### Request
Restate each line word for word. Leave out every picture.

### Information shown
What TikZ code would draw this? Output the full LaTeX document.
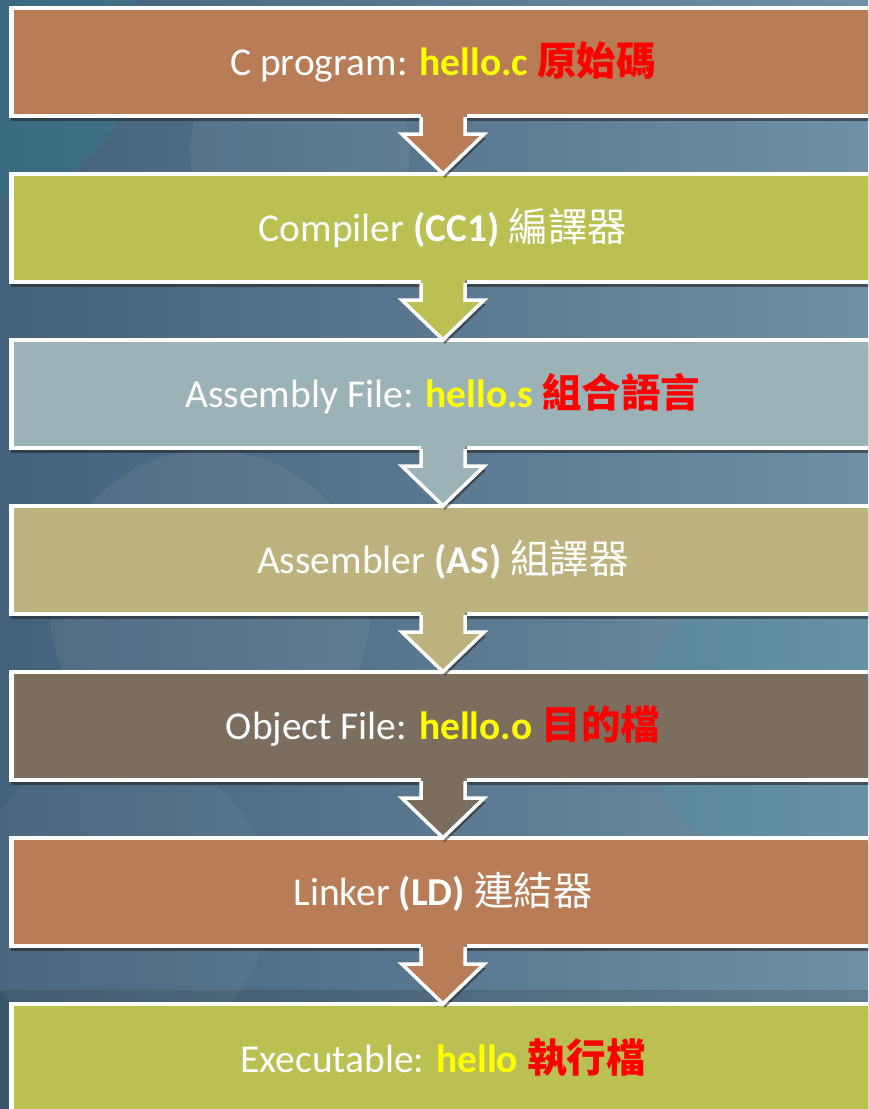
\documentclass[tikz,border=0pt]{standalone}
\usepackage{fontspec}
\setmainfont{Carlito}
\newfontfamily\cjk{Noto Sans CJK TC}
\usetikzlibrary{shadows,calc}
\definecolor{cBrown}{HTML}{B87D57}
\definecolor{cOlive}{HTML}{BAC052}
\definecolor{cBlue}{HTML}{9BB2B6}
\definecolor{cKhaki}{HTML}{BDB27E}
\definecolor{cGrey}{HTML}{7B6E5F}
\definecolor{bgL}{HTML}{43617A}
\definecolor{bgR}{HTML}{7090A5}
\definecolor{hiY}{HTML}{FFFF00}
\definecolor{hiR}{HTML}{FF0000}
\tikzset{
  stepbox/.style={draw=none, minimum width=900pt, minimum height=108pt,
    inner sep=0pt, anchor=west,
    drop shadow={shadow xshift=0pt, shadow yshift=-5pt, opacity=0.6, fill=black!85}},
  boxedge/.style={draw=white, line width=4.5pt, line join=miter},
  steptext/.style={inner sep=0pt, text=white, font=\fontsize{39.5}{44}\selectfont},
  arrfill/.style={fill=#1, drop shadow={shadow xshift=2pt, shadow yshift=-4pt, opacity=0.55, fill=black!85}},
  arrline/.style={draw=white, line width=3.5pt, line join=miter},
}
\newcommand\hl[1]{{\bfseries\color{hiY}#1}}
\newcommand\hr[1]{{\cjk\bfseries\color{hiR}#1}}
\newcommand\cw[1]{{\cjk #1}}
% white edge of a box on its top, left and bottom sides
\newcommand\boxedges[1]{%
  \draw[boxedge] (#1.north east) -- (#1.north west) -- (#1.south west) -- (#1.south east);}
% #1 upper box, #2 lower box, #3 label node giving the centre line, #4 colour
\newcommand\flowarrow[4]{%
  \coordinate (top) at (#1.south -| #3);
  \coordinate (tip) at (#2.north -| #3);
  \fill[arrfill=#4] ($(top)+(-22pt,6pt)$) -- ($(top)+(-22pt,-18pt)$)
     -- ($(top)+(-41pt,-18pt)$) -- (tip) -- ($(top)+(41pt,-18pt)$)
     -- ($(top)+(22pt,-18pt)$) -- ($(top)+(22pt,6pt)$) -- cycle;
  \draw[arrline] ($(top)+(-22pt,-1pt)$) -- ($(top)+(-22pt,-18pt)$)
     -- ($(top)+(-41pt,-18pt)$) -- (tip) -- ($(top)+(41pt,-18pt)$)
     -- ($(top)+(22pt,-18pt)$) -- ($(top)+(22pt,-1pt)$);
}
\begin{document}
\begin{tikzpicture}[x=1pt,y=1pt]
\useasboundingbox (0,0) rectangle (868,-1109);
\clip (0,0) rectangle (868,-1109);
% background
\shade[left color=bgL, right color=bgR] (-2,2) rectangle (872,-1112);
\fill[black, opacity=0.12] (-2,-1112) rectangle (872,-990);
\fill[teal!60!cyan, opacity=0.12] (-20,-40) circle (160);
\fill[white, opacity=0.05] (300,-150) circle (110);
\fill[white, opacity=0.06] (210,-610) circle (160);
\fill[teal!60!cyan, opacity=0.08] (780,-720) circle (140);
\fill[white, opacity=0.04] (120,-900) circle (150);
% boxes
\node[stepbox, fill=cBrown] (b1) at (11.25,-62)   {};
\node[stepbox, fill=cOlive] (b2) at (11.25,-228)  {};
\node[stepbox, fill=cBlue]  (b3) at (11.25,-394)  {};
\node[stepbox, fill=cKhaki] (b4) at (11.25,-560)  {};
\node[stepbox, fill=cGrey]  (b5) at (11.25,-726)  {};
\node[stepbox, fill=cBrown] (b6) at (11.25,-892)  {};
\node[stepbox, fill=cOlive] (b7) at (11.25,-1058) {};
\foreach \b in {b1,b2,b3,b4,b5,b6,b7} {\boxedges{\b}}
% labels
\node[steptext] (t1) at (443,-62)   {C program: \hl{hello.c} \hr{原始碼}};
\node[steptext] (t2) at (443,-228)  {Compiler \textbf{(CC1)} \cw{編譯器}};
\node[steptext] (t3) at (443,-394)  {Assembly File: \hl{hello.s} \hr{組合語言}};
\node[steptext] (t4) at (443,-560)  {Assembler \textbf{(AS)} \cw{組譯器}};
\node[steptext] (t5) at (443,-726)  {Object File: \hl{hello.o} \hr{目的檔}};
\node[steptext] (t6) at (443,-892)  {Linker \textbf{(LD)} \cw{連結器}};
\node[steptext] (t7) at (443,-1058) {Executable: \hl{hello} \hr{執行檔}};
% arrows
\flowarrow{b1}{b2}{t1}{cBrown}
\flowarrow{b2}{b3}{t2}{cOlive}
\flowarrow{b3}{b4}{t3}{cBlue}
\flowarrow{b4}{b5}{t4}{cKhaki}
\flowarrow{b5}{b6}{t5}{cGrey}
\flowarrow{b6}{b7}{t6}{cBrown}
\end{tikzpicture}
\end{document}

### Correct response
What TikZ code would draw this? Output the full LaTeX document.
\documentclass[tikz,border=0pt]{standalone}
\usepackage{fontspec}
\setmainfont{Carlito}
\newfontfamily\cjk{Noto Sans CJK TC}
\usetikzlibrary{shadows,calc}
\definecolor{cBrown}{HTML}{B87D57}
\definecolor{cOlive}{HTML}{BAC052}
\definecolor{cBlue}{HTML}{9BB2B6}
\definecolor{cKhaki}{HTML}{BDB27E}
\definecolor{cGrey}{HTML}{7B6E5F}
\definecolor{bgL}{HTML}{43617A}
\definecolor{bgR}{HTML}{7090A5}
\definecolor{hiY}{HTML}{FFFF00}
\definecolor{hiR}{HTML}{FF0000}
\tikzset{
  stepbox/.style={draw=none, minimum width=900pt, minimum height=108pt,
    inner sep=0pt, anchor=west,
    drop shadow={shadow xshift=0pt, shadow yshift=-5pt, opacity=0.6, fill=black!85}},
  boxedge/.style={draw=white, line width=4.5pt, line join=miter},
  steptext/.style={inner sep=0pt, text=white, font=\fontsize{39.5}{44}\selectfont},
  arrfill/.style={fill=#1, drop shadow={shadow xshift=2pt, shadow yshift=-4pt, opacity=0.55, fill=black!85}},
  arrline/.style={draw=white, line width=3.5pt, line join=miter},
}
\newcommand\hl[1]{{\bfseries\color{hiY}#1}}
\newcommand\hr[1]{{\cjk\bfseries\color{hiR}#1}}
\newcommand\cw[1]{{\cjk #1}}
% white edge of a box on its top, left and bottom sides
\newcommand\boxedges[1]{%
  \draw[boxedge] (#1.north east) -- (#1.north west) -- (#1.south west) -- (#1.south east);}
% #1 upper box, #2 lower box, #3 label node giving the centre line, #4 colour
\newcommand\flowarrow[4]{%
  \coordinate (top) at (#1.south -| #3);
  \coordinate (tip) at (#2.north -| #3);
  \fill[arrfill=#4] ($(top)+(-22pt,6pt)$) -- ($(top)+(-22pt,-18pt)$)
     -- ($(top)+(-41pt,-18pt)$) -- (tip) -- ($(top)+(41pt,-18pt)$)
     -- ($(top)+(22pt,-18pt)$) -- ($(top)+(22pt,6pt)$) -- cycle;
  \draw[arrline] ($(top)+(-22pt,-1pt)$) -- ($(top)+(-22pt,-18pt)$)
     -- ($(top)+(-41pt,-18pt)$) -- (tip) -- ($(top)+(41pt,-18pt)$)
     -- ($(top)+(22pt,-18pt)$) -- ($(top)+(22pt,-1pt)$);
}
\begin{document}
\begin{tikzpicture}[x=1pt,y=1pt]
\useasboundingbox (0,0) rectangle (868,-1109);
\clip (0,0) rectangle (868,-1109);
% background
\shade[left color=bgL, right color=bgR] (-2,2) rectangle (872,-1112);
\fill[black, opacity=0.12] (-2,-1112) rectangle (872,-990);
\fill[teal!60!cyan, opacity=0.12] (-20,-40) circle (160);
\fill[white, opacity=0.05] (300,-150) circle (110);
\fill[white, opacity=0.06] (210,-610) circle (160);
\fill[teal!60!cyan, opacity=0.08] (780,-720) circle (140);
\fill[white, opacity=0.04] (120,-900) circle (150);
% boxes
\node[stepbox, fill=cBrown] (b1) at (11.25,-62)   {};
\node[stepbox, fill=cOlive] (b2) at (11.25,-228)  {};
\node[stepbox, fill=cBlue]  (b3) at (11.25,-394)  {};
\node[stepbox, fill=cKhaki] (b4) at (11.25,-560)  {};
\node[stepbox, fill=cGrey]  (b5) at (11.25,-726)  {};
\node[stepbox, fill=cBrown] (b6) at (11.25,-892)  {};
\node[stepbox, fill=cOlive] (b7) at (11.25,-1058) {};
\foreach \b in {b1,b2,b3,b4,b5,b6,b7} {\boxedges{\b}}
% labels
\node[steptext] (t1) at (443,-62)   {C program: \hl{hello.c} \hr{原始碼}};
\node[steptext] (t2) at (443,-228)  {Compiler \textbf{(CC1)} \cw{編譯器}};
\node[steptext] (t3) at (443,-394)  {Assembly File: \hl{hello.s} \hr{組合語言}};
\node[steptext] (t4) at (443,-560)  {Assembler \textbf{(AS)} \cw{組譯器}};
\node[steptext] (t5) at (443,-726)  {Object File: \hl{hello.o} \hr{目的檔}};
\node[steptext] (t6) at (443,-892)  {Linker \textbf{(LD)} \cw{連結器}};
\node[steptext] (t7) at (443,-1058) {Executable: \hl{hello} \hr{執行檔}};
% arrows
\flowarrow{b1}{b2}{t1}{cBrown}
\flowarrow{b2}{b3}{t2}{cOlive}
\flowarrow{b3}{b4}{t3}{cBlue}
\flowarrow{b4}{b5}{t4}{cKhaki}
\flowarrow{b5}{b6}{t5}{cGrey}
\flowarrow{b6}{b7}{t6}{cBrown}
\end{tikzpicture}
\end{document}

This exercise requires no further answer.